None other than Richard Nixon, one of my least favorite Presidents, continued that tradition.  When he was convinced he was shortly going to find his Impeachment by the House ratified by the Senate he resigned instead of trying to fight it.  At some level he believed in liberal democratic values.  Many powerful people, some famous and some not, have relinquished power in an orderly manner as required to maintain our form of government.  Our system critically depends on this kind of behavior.

Hitler was democratically elected in Germany but he chose to take a different route.  He had wide public support when he did.  The public had become fed up with democracy.  In that case the problem was not with democracy but with the draconian economic provisions imposed on Germany by Democratic Britain and Democratic France.  We have seen the same scenario play out in Russia.  The problems there were entirely home grown but they were also real.  Putin leveraged them to a position where Russia is no longer a democracy.  And there are dozens of examples of the Hitler/Putin model playing out.

Generally speaking, the response in the US is "it can't happen here".  But it can if people in power abandon liberal democratic values for those that advance their own personal interests.  In short, they behave like the Sinclair Communications people.

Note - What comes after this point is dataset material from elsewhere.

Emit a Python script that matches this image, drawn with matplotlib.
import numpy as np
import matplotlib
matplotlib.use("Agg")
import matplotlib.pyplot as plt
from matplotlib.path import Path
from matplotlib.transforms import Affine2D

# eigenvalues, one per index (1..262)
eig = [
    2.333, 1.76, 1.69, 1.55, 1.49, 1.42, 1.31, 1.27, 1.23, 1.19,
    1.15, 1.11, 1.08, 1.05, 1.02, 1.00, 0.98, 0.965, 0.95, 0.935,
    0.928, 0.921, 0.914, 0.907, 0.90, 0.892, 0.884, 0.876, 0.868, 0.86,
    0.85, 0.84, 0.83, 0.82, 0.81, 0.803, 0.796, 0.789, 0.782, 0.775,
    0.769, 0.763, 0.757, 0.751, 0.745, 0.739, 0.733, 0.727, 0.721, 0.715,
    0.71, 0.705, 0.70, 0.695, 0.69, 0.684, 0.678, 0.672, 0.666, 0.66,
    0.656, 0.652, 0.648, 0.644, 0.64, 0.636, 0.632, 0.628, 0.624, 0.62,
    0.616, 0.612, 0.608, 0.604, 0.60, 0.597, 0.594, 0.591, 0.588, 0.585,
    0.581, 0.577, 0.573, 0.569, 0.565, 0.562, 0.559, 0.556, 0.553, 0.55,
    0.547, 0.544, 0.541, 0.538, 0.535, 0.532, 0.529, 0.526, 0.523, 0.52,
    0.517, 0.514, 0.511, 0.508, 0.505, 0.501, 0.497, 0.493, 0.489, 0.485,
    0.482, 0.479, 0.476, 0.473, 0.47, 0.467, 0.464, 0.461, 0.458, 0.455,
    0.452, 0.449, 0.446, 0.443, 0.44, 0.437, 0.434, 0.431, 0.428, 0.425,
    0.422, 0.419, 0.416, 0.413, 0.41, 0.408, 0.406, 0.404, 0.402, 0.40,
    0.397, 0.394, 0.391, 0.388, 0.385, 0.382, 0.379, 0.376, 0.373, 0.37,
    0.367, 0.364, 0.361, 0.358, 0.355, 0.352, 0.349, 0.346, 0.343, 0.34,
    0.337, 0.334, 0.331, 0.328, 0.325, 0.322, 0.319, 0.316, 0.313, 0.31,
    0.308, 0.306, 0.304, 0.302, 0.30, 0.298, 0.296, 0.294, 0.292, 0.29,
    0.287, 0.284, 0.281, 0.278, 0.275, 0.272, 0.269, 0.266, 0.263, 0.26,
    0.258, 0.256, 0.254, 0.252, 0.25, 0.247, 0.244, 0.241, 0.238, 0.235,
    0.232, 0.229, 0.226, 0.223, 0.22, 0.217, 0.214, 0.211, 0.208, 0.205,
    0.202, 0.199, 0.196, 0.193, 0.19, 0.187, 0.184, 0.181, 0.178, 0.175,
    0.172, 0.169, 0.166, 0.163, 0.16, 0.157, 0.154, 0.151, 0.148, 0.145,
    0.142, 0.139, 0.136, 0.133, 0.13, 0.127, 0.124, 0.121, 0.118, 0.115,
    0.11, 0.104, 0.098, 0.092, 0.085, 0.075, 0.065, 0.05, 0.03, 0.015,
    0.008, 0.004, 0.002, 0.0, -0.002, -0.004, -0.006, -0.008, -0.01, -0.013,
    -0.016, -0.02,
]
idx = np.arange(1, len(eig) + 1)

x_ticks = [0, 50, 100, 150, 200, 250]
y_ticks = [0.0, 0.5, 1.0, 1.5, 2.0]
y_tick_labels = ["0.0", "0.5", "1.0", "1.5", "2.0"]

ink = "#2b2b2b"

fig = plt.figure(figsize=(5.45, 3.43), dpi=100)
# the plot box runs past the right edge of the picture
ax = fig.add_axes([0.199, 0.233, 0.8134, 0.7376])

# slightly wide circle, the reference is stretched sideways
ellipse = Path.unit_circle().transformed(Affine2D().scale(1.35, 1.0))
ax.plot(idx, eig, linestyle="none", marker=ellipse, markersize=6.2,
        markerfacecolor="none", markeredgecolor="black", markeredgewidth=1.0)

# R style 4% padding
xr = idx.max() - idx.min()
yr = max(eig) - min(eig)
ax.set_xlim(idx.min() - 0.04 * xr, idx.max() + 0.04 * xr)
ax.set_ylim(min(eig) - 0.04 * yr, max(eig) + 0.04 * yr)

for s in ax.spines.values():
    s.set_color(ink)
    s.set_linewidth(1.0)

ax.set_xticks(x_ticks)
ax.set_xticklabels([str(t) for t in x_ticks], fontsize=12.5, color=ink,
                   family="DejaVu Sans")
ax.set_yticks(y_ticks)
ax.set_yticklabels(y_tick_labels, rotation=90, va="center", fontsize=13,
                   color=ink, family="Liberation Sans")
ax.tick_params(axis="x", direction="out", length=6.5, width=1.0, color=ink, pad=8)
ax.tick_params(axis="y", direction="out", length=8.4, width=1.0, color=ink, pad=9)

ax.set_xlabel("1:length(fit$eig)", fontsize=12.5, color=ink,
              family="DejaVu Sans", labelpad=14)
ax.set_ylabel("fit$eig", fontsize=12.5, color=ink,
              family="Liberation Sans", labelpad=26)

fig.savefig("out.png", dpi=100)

The bulwark against this is supposed to be the general public.  What's good for Sinclair Communications is bad for the general public.  But for this to work the general public must recognize what's going on and respond accordingly.  At this pint I am pessimistic about the chances of that happening.  People are supposed to have learned about liberal democracy in civics classes in school.  But civics classes are mostly a thing of the past.  And I am skeptical that even when they were a part of the curriculum  most students ever bought into the idea that this sort of things was important.  Instead I see most people as being pretty apathetic on the subject.  They are not much interesting in voting rights and access to the ballot, for instance.

Contrast that with how deeply they are invested in the fate of local sports teams.  There they pour money, interest, and enthusiasm in in almost limitless quantities.  ESPN is a much bigger cash cow than CNN because it has much higher ratings than CNN.

I am not optimistic that our current form of government will endure much longer.  But we have been through a period like this before.  We had the "Gilded Age".  This was the era of the millionaire robber-baron, people like Rockefeller, Vanderbilt, Carnegie, etc.  That age spawned Teddy Roosevelt and the "progressive era" complete with trust busting and other efforts to reign in the power and wealth of the super-rich.  But history only gives us a template.  It does not force us to follow it.